The comic book industry has three defining publicity-grabbing gimmicks: the New Costume, the Retcon Reboot, and the Beloved Character Death. In January, Fantastic Four packaged two of those gimmicks together, killing off the Human Torch and rebranding the team with skintight-stormtrooper costumes. My colleague Jeff Jensen was initially skeptical about the death of the Torch, but later noted that writer Jonathan Hickman justified the death in the narrative. And hey, there’s nothing fundamentally wrong with publicity-grabbing gimmicks. Still, one can’t help but feel a combination of déjà vu and vertigo upon hearing that, in the just-released Fantastic Four #600, the Human Torch will make his triumphant return to life after less than a year of being dead.
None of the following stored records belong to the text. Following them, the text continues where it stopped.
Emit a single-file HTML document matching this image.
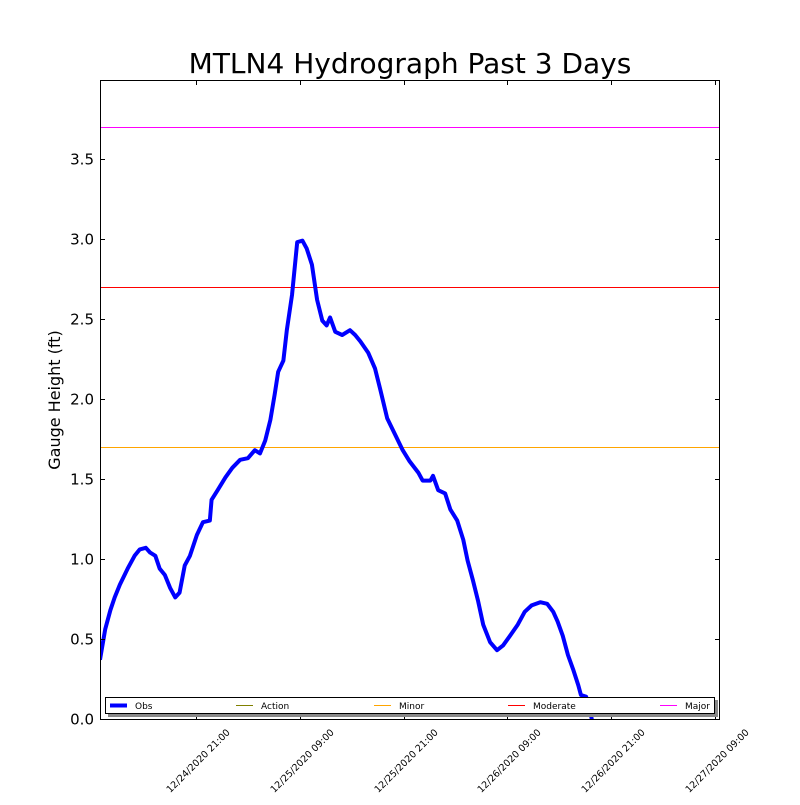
<!DOCTYPE html>
<html><head><meta charset="utf-8"><style>
body{margin:0;background:#fff}
svg text{font-family:"DejaVu Sans","Liberation Sans",sans-serif}
</style></head><body>
<svg id="chart" width="800" height="800" xmlns="http://www.w3.org/2000/svg">
<rect width="800" height="800" fill="#fff"/>
<text x="410" y="73" font-size="28" text-anchor="middle">MTLN4 Hydrograph Past 3 Days</text>
<text transform="translate(60,400) rotate(-90)" font-size="16" text-anchor="middle">Gauge Height (ft)</text>
<defs><clipPath id="plotclip"><rect x="100" y="80" width="620" height="640"/></clipPath></defs>
<g id="thresholds" clip-path="url(#plotclip)"></g>
<g id="series" clip-path="url(#plotclip)"></g>
<rect x="100.5" y="80.5" width="619" height="639" fill="none" stroke="#000" stroke-width="1"/>
<g id="yticks"></g>
<g id="xticks"></g>
<g>
<rect x="108" y="700" width="610" height="17" fill="#888"/>
<rect x="105.5" y="697.5" width="609" height="16" fill="#fff" stroke="#000" stroke-width="1"/>
<g id="legend-items"></g>
</g>
</svg>
<script>
const hours=[9.9,10.5,11.1,11.6,12.2,13.1,13.9,14.5,15.2,15.7,16.3,16.8,17.4,18.0,18.6,19.1,19.7,20.3,21.1,21.8,22.6,22.8,23.5,24.4,25.2,26.1,27.0,27.8,28.4,29.0,29.6,30.1,30.5,31.1,31.5,32.1,32.7,33.3,33.8,34.4,35.0,35.6,36.1,36.5,37.1,37.9,38.8,39.4,40.0,40.9,41.7,42.3,43.1,44.0,44.9,45.7,46.7,47.2,48.1,48.4,49.0,49.8,50.4,51.2,51.9,52.4,53.0,53.6,54.2,55.0,55.8,56.5,57.3,58.2,59.0,59.8,60.8,61.6,62.3,62.8,63.4,64.0,64.6,65.2,65.5,66.1,66.6,66.9];
const stage=[0.37,0.56,0.68,0.76,0.84,0.94,1.02,1.06,1.07,1.04,1.02,0.94,0.90,0.82,0.76,0.79,0.96,1.02,1.15,1.23,1.24,1.37,1.43,1.51,1.57,1.62,1.63,1.68,1.66,1.74,1.87,2.03,2.17,2.24,2.43,2.65,2.98,2.99,2.94,2.84,2.62,2.49,2.46,2.51,2.42,2.40,2.43,2.40,2.36,2.29,2.19,2.06,1.88,1.78,1.68,1.61,1.54,1.49,1.49,1.52,1.43,1.41,1.31,1.24,1.12,0.99,0.87,0.74,0.59,0.48,0.43,0.46,0.52,0.59,0.67,0.71,0.73,0.72,0.67,0.61,0.52,0.40,0.31,0.21,0.15,0.14,0.04,-0.04];
const thresholdNames=["Action","Minor","Moderate","Major"];
const thresholdValues=[null,1.7,2.7,3.7];
const thresholdColors=["#808000","#ffa500","#ff0000","#ff00ff"];
const yTicks=[0.0,0.5,1.0,1.5,2.0,2.5,3.0,3.5];
const xTickHours=[21,33,45,57,69,81];
const xTickLabels=["12/24/2020 21:00","12/25/2020 09:00","12/25/2020 21:00","12/26/2020 09:00","12/26/2020 21:00","12/27/2020 09:00"];
const NS="http://www.w3.org/2000/svg";
const X=h=>196+(h-21)*8.65;
const Y=v=>719-v*160;
function mk(tag,attrs,parent){const e=document.createElementNS(NS,tag);for(const k in attrs)e.setAttribute(k,attrs[k]);parent.appendChild(e);return e;}
const th=document.getElementById('thresholds');
thresholdValues.forEach((v,i)=>{if(v===null)return;
 const yy=Math.round(Y(v))+0.5;
 const l=mk('line',{x1:100,x2:720,y1:yy,y2:yy,stroke:thresholdColors[i],'stroke-width':1},th);
 
 });
const s=document.getElementById('series');
const p=mk('polyline',{points:hours.map((h,i)=>X(h)+','+Y(stage[i])).join(' '),fill:'none',stroke:'#0000ff','stroke-width':4,'stroke-linejoin':'round'},s);


const yt=document.getElementById('yticks');
yTicks.forEach(v=>{const y=Math.round(Y(v))+0.5;
 mk('line',{x1:100,x2:105,y1:y,y2:y,stroke:'#000'},yt);
 mk('line',{x1:715,x2:720,y1:y,y2:y,stroke:'#000'},yt);
 const t=mk('text',{x:94,y:y+5,'font-size':15,'text-anchor':'end'},yt);t.textContent=v.toFixed(1);
 
 });
const xt=document.getElementById('xticks');
xTickHours.forEach((h,i)=>{const x=Math.round(X(h))+0.5;
 mk('line',{x1:x,x2:x,y1:720,y2:715,stroke:'#000'},xt);
 mk('line',{x1:x,x2:x,y1:80,y2:85,stroke:'#000'},xt);
 const t=mk('text',{transform:`translate(${x+34},${733}) rotate(-45)`,'font-size':9.5,'text-anchor':'end'},xt);t.textContent=xTickLabels[i];
 
 });
const lg=document.getElementById('legend-items');
const names=["Obs"].concat(thresholdNames);const cols=["#0000ff"].concat(thresholdColors);
const lx=[110,236,374,508,660];
names.forEach((n,i)=>{const g=mk('g',{},lg);
 
 
 mk('line',{x1:lx[i],x2:lx[i]+17,y1:705.5,y2:705.5,stroke:cols[i],'stroke-width':i==0?4:1},g);
 const t=mk('text',{x:lx[i]+25,y:709,'font-size':9},g);t.textContent=n;});
</script>
</body></html>
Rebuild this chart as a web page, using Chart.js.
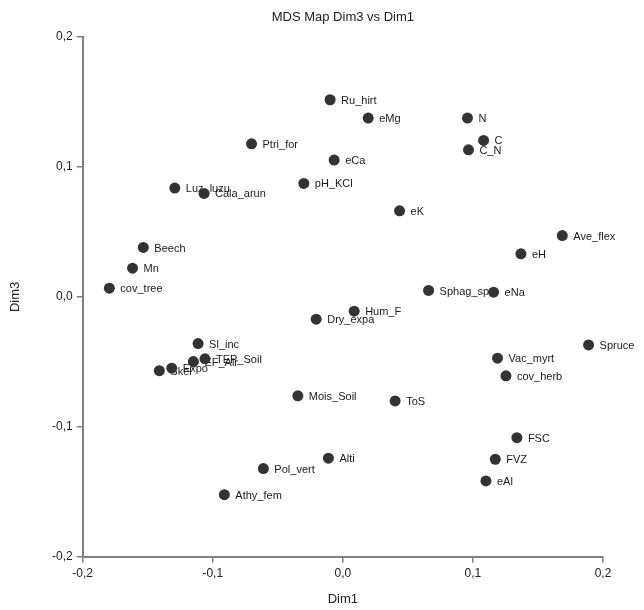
<!DOCTYPE html>
<html>
<head>
<meta charset="utf-8">
<script src="https://cdn.jsdelivr.net/npm/chart.js@4/dist/chart.umd.min.js"></script>
<style>
  html, body { margin: 0; padding: 0; background: #fff; }
  #wrap { width: 644px; height: 610px; }
</style>
</head>
<body>
<div id="wrap"><canvas id="c" width="644" height="610"></canvas></div>
<script>
const chartTitle = 'MDS Map Dim3 vs Dim1';
const xTitle = 'Dim1';
const yTitle = 'Dim3';
const tickValues = [-0.2, -0.1, 0.0, 0.1, 0.2];
const tickLabels = ['-0,2', '-0,1', '0,0', '0,1', '0,2'];

const names = ['Ru_hirt','eMg','N','C','C_N','Ptri_for','eCa','pH_KCl','Luz_luzu','Cala_arun',
  'eK','Ave_flex','Beech','eH','Mn','cov_tree','Sphag_sp','eNa','Hum_F','Dry_expa',
  'Sl_inc','Spruce','Vac_myrt','TEP_Soil','EF_Air','Expo','Skel','cov_herb','Mois_Soil','ToS',
  'FSC','FVZ','Alti','Pol_vert','eAl','Athy_fem'];
const dim1 = [-0.0098, 0.0195, 0.0958, 0.1082, 0.0966, -0.0702, -0.0067, -0.0300, -0.1292, -0.1067,
  0.0436, 0.1687, -0.1534, 0.1369, -0.1617, -0.1795, 0.0659, 0.1159, 0.0087, -0.0205,
  -0.1113, 0.1889, 0.1189, -0.1060, -0.1149, -0.1315, -0.1411, 0.1254, -0.0346, 0.0402,
  0.1338, 0.1172, -0.0111, -0.0611, 0.1100, -0.0911];
const dim3 = [0.1517, 0.1376, 0.1376, 0.1204, 0.1132, 0.1178, 0.1053, 0.0873, 0.0837, 0.0796,
  0.0662, 0.0472, 0.0380, 0.0331, 0.0221, 0.0067, 0.0049, 0.0036, -0.0110, -0.0172,
  -0.0360, -0.0370, -0.0472, -0.0477, -0.0498, -0.0549, -0.0568, -0.0608, -0.0762, -0.0801,
  -0.1084, -0.1250, -0.1242, -0.1322, -0.1417, -0.1523];

const points = names.map((n, i) => ({ x: dim1[i], y: dim3[i], label: n }));

function fmtTick(v) {
  const idx = tickValues.findIndex(t => Math.abs(t - v) < 1e-9);
  return idx >= 0 ? tickLabels[idx] : '';
}

const FONT = "'Liberation Sans', Arial, sans-serif";

const labelPlugin = {
  id: 'pointLabels',
  beforeDatasetsDraw(chart) {
    const ctx = chart.ctx;
    const meta = chart.getDatasetMeta(0);
    ctx.save();
    ctx.font = '11px ' + FONT;
    ctx.fillStyle = '#1a1a1a';
    ctx.textAlign = 'left';
    ctx.textBaseline = 'middle';
    meta.data.forEach((el, i) => {
      ctx.fillText(points[i].label, el.x + 11, el.y + 1);
    });
    ctx.restore();
  }
};

const titlePlugin = {
  id: 'customTitle',
  afterDraw(chart) {
    const ctx = chart.ctx;
    const area = chart.chartArea;
    ctx.save();
    ctx.font = '13px ' + FONT;
    ctx.fillStyle = '#222';
    ctx.textAlign = 'center';
    ctx.textBaseline = 'middle';
    ctx.fillText(chartTitle, (area.left + area.right) / 2, 17);
    ctx.restore();
  }
};

new Chart(document.getElementById('c'), {
  type: 'scatter',
  data: {
    datasets: [{
      data: points,
      backgroundColor: '#333333',
      borderColor: '#333333',
      borderWidth: 0,
      pointRadius: 5.5,
      pointHoverRadius: 5.5
    }]
  },
  options: {
    responsive: false,
    animation: false,
    events: [],
    layout: { padding: { top: 37, right: 41, bottom: 0, left: 0 } },
    plugins: {
      legend: { display: false },
      title: { display: false },
      tooltip: { enabled: false }
    },
    scales: {
      x: {
        type: 'linear',
        min: -0.2, max: 0.2,
        afterFit(scale) { scale.height = 53.3; },
        afterBuildTicks(scale) { scale.ticks = tickValues.map(v => ({ value: v })); },
        border: { display: true, color: '#808080', width: 2 },
        grid: { display: true, drawOnChartArea: false, drawTicks: true, tickLength: 6, color: '#808080', lineWidth: 1.5 },
        ticks: { callback: v => fmtTick(v), color: '#222', font: { family: FONT, size: 12 }, padding: 4, maxRotation: 0 },
        title: { display: true, text: xTitle, color: '#222', font: { family: FONT, size: 13 }, padding: { top: 0, bottom: 3 } }
      },
      y: {
        type: 'linear',
        min: -0.2, max: 0.2,
        afterFit(scale) { scale.width = 82.7; },
        afterBuildTicks(scale) { scale.ticks = tickValues.map(v => ({ value: v })); },
        border: { display: true, color: '#808080', width: 2 },
        grid: { display: true, drawOnChartArea: false, drawTicks: true, tickLength: 6, color: '#808080', lineWidth: 1.5 },
        ticks: { callback: v => fmtTick(v), color: '#222', font: { family: FONT, size: 12 }, padding: 4 },
        title: { display: true, text: yTitle, color: '#222', font: { family: FONT, size: 13 }, padding: { top: 8, bottom: 0 } }
      }
    }
  },
  plugins: [labelPlugin, titlePlugin]
});
</script>
</body>
</html>
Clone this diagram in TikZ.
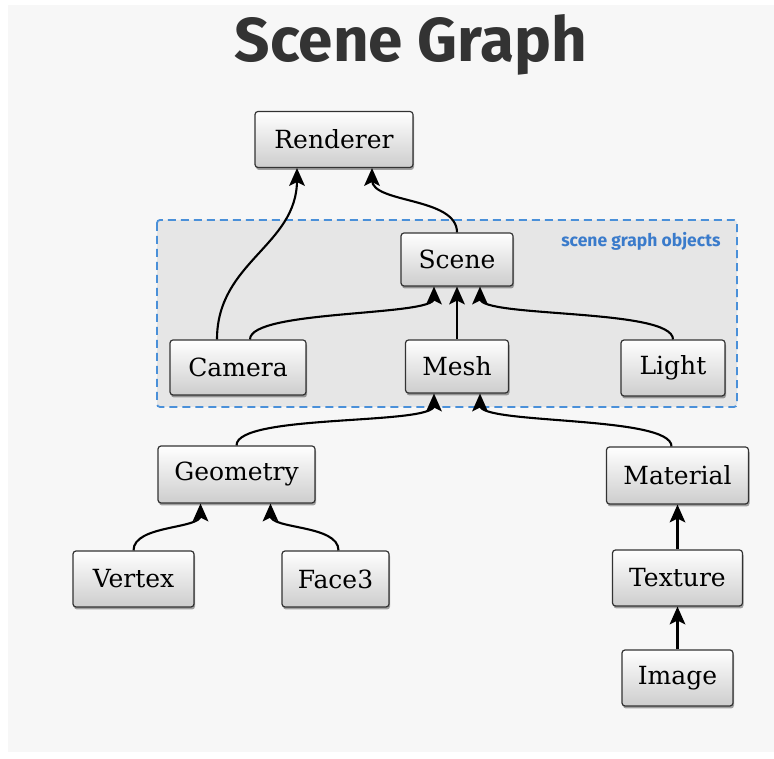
\documentclass[tikz,border=0pt]{standalone}
\usepackage{fontspec}
\setmainfont{DejaVu Serif}
\newfontfamily\titlefont{Fira Sans}
\usepackage{xcolor}
\usetikzlibrary{arrows.meta,shadows}
\definecolor{bggray}{HTML}{F7F7F7}
\definecolor{groupgray}{HTML}{E6E6E6}
\definecolor{groupblue}{HTML}{4A90D9}
\definecolor{grouptext}{HTML}{3A7BCB}
\definecolor{titlegray}{HTML}{333333}
\definecolor{boxline}{HTML}{333333}
\definecolor{boxbottom}{HTML}{CDCDCD}

\tikzset{
  obj/.style={draw=boxline, line width=1.2pt, rounded corners=3pt,
    top color=white, bottom color=boxbottom,
    drop shadow={shadow xshift=1pt, shadow yshift=-2.5pt, opacity=0.35, fill=black},
    minimum height=56pt, inner sep=0pt, font=\fontsize{25}{29}\selectfont},
  edgelink/.style={draw=black, line width=2.1pt, shorten >=12pt},
  group/.style={draw=groupblue, fill=groupgray, line width=1.8pt,
    dash pattern=on 8pt off 5pt, rounded corners=3pt},
}
% upward stealth tip, its point at #1
\newcommand\sgtip[1]{\fill [black] (#1) -- ++(-8,-18) -- ++(8,4) -- ++(8,-4) -- cycle;}

\begin{document}
\begin{tikzpicture}[x=1pt,y=1pt]
	\useasboundingbox (0,0) rectangle (774,758);
	\fill [bggray] (8,6) rectangle (774,753);
	% title
	\node [anchor=base, text=titlegray, font=\titlefont\bfseries\fontsize{62}{72}\selectfont] (title) at (411,696) {Scene Graph};
	% group of scene graph objects
	\draw [group] (157,538) rectangle (737,351);
	\node [anchor=east, text=grouptext, font=\titlefont\bfseries\fontsize{17.5}{21}\selectfont] (grouplabel) at (724,517) {scene graph objects};
	% objects
	\node [obj, minimum width=158pt] (renderer) at (334,618.5) {Renderer};
	\node [obj, minimum width=112pt, minimum height=53pt] (scene) at (457,498.5) {Scene};
	\node [obj, minimum width=136pt, minimum height=55pt] (camera) at (238,390.5) {Camera};
	\node [obj, minimum width=103pt, minimum height=53pt] (mesh) at (457,391.5) {Mesh};
	\node [obj, minimum width=104pt] (light) at (673,390) {Light};
	\node [obj, minimum width=157pt, minimum height=57pt] (geometry) at (236.5,283.5) {Geometry};
	\node [obj, minimum width=142pt, minimum height=57pt] (material) at (677.5,282.5) {Material};
	\node [obj, minimum width=121pt] (vertex) at (133.5,179) {Vertex};
	\node [obj, minimum width=107pt] (face3) at (335.5,179) {Face3};
	\node [obj, minimum width=130pt] (texture) at (677.5,180) {Texture};
	\node [obj, minimum width=111pt] (image) at (677.5,80) {Image};
	% connectors
	\draw [edgelink] ([xshift=-21pt]camera.north) to[out=90,in=-90,looseness=1.05] ([xshift=-37pt]renderer.south);
	\draw [edgelink] (scene.north) to[out=90,in=-90,looseness=0.85] ([xshift=38pt]renderer.south);
	\draw [edgelink] ([xshift=12pt]camera.north) to[out=90,in=-90,looseness=0.4] ([xshift=-23pt]scene.south);
	\draw [edgelink] (mesh.north) -- (scene.south);
	\draw [edgelink] (light.north) to[out=90,in=-90,looseness=0.4] ([xshift=23pt]scene.south);
	\draw [edgelink] (geometry.north) to[out=90,in=-90,looseness=0.4] ([xshift=-23pt]mesh.south);
	\draw [edgelink] ([xshift=-6pt]material.north) to[out=90,in=-90,looseness=0.4] ([xshift=23pt]mesh.south);
	\draw [edgelink] (vertex.north) to[out=90,in=-90,looseness=0.8] ([xshift=-36pt]geometry.south);
	\draw [edgelink] ([xshift=3pt]face3.north) to[out=90,in=-90,looseness=0.8] ([xshift=34pt]geometry.south);
	\draw [edgelink] (texture.north) -- (material.south);
	\draw [edgelink] (image.north) -- (texture.south);
	% arrow tips
	\sgtip{[xshift=-37pt]renderer.south}
	\sgtip{[xshift=38pt]renderer.south}
	\sgtip{[xshift=-23pt]scene.south}
	\sgtip{scene.south}
	\sgtip{[xshift=23pt]scene.south}
	\sgtip{[xshift=-23pt]mesh.south}
	\sgtip{[xshift=23pt]mesh.south}
	\sgtip{[xshift=-36pt]geometry.south}
	\sgtip{[xshift=34pt]geometry.south}
	\sgtip{material.south}
	\sgtip{texture.south}
\end{tikzpicture}
\end{document}
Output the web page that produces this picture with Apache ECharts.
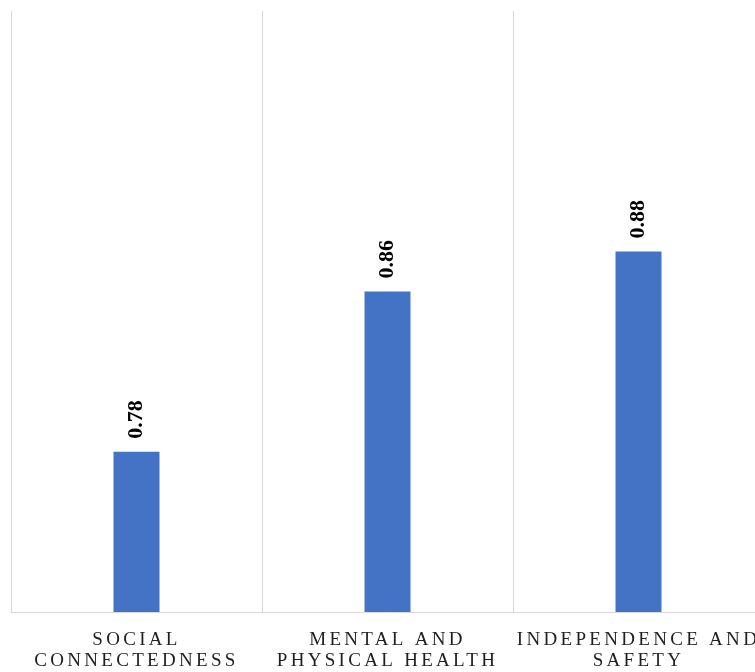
<!DOCTYPE html>
<html>
<head>
<meta charset="utf-8">
<script src="https://cdn.jsdelivr.net/npm/echarts@6/dist/echarts.min.js"></script>
<style>
  html, body { margin: 0; padding: 0; background: #ffffff; overflow: hidden; }
  #wrap { width: 755px; height: 672px; overflow: hidden; }
  #chart { width: 764px; height: 672px; }
</style>
</head>
<body>
<div id="wrap"><div id="chart"></div></div>
<script>
const categories = ['SOCIAL\nCONNECTEDNESS', 'MENTAL AND\nPHYSICAL HEALTH', 'INDEPENDENCE AND\nSAFETY'];
const values = [0.78, 0.86, 0.88];
const yMin = 0.7;
const yMax = 1.0;

const chart = echarts.init(document.getElementById('chart'), null, { renderer: 'canvas' });

// Axis (labels + separators) drawn on its own canvas layer so that the
// category labels can get letter spacing like the reference.
try {
  const layer = chart.getZr().painter.getLayer(1);
  if (layer && layer.ctx) { layer.ctx.letterSpacing = '3.3px'; }
} catch (e) {}

chart.setOption({
  animation: false,
  backgroundColor: '#ffffff',
  grid: { left: 11, top: 11, right: 0, bottom: 59, containLabel: false },
  xAxis: {
    type: 'category',
    zlevel: 1,
    data: categories,
    boundaryGap: true,
    axisLine: { show: true, lineStyle: { color: '#d9d9d9', width: 1 } },
    axisTick: { show: false },
    splitLine: { show: true, lineStyle: { color: '#d9d9d9', width: 1 } },
    axisLabel: {
      interval: 0,
      margin: 18,
      fontFamily: 'Liberation Serif',
      fontSize: 19,
      lineHeight: 21,
      color: '#1f1f1f'
    }
  },
  yAxis: {
    type: 'value',
    min: yMin,
    max: yMax,
    show: false,
    splitLine: { show: false }
  },
  series: [{
    type: 'bar',
    data: values,
    barWidth: 46,
    itemStyle: { color: '#4472C4' },
    label: {
      show: true,
      position: 'top',
      rotate: 90,
      align: 'left',
      verticalAlign: 'middle',
      distance: 13,
      formatter: p => p.value.toFixed(2),
      fontFamily: 'Liberation Serif',
      fontWeight: 'bold',
      fontSize: 22,
      color: '#000000'
    }
  }]
});
</script>
</body>
</html>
Now, no one ever seriously thought that the Torch was going to stay dead for very long, but the quick turnaround is still a little shocking. The last time Marvel killed off a founding member of the Fantastic Four, it was the Human Torch’s brother-in-law Mr. Fantastic, who stayed dead for almost three years before his teammates figured out that he was actually just trapped in the past. In 2007, Captain America was assassinated, and a full two years passed before it turned out that he was actually just trapped in the past. In 2008, DC killed off Batman, and it wasn’t until 2010 that he turned up again, still alive and perhaps somewhat predictably trapped in the past.
Then again, Superman was dead for nearly a full year in the early ’90s (although in those fat and sassy days there were four monthly Superman titles.) The gold standard for actual meaningful-character death – as opposed to “annoying supporting-character pruning,” like Gwen Stacy or Jason Todd – is probably Jean Grey, who was dead for six years in the ’80s and is currently in her seventh year of being dead again.
Comic books! So the point is: Welcome back, Human Torch, we barely had time to miss you.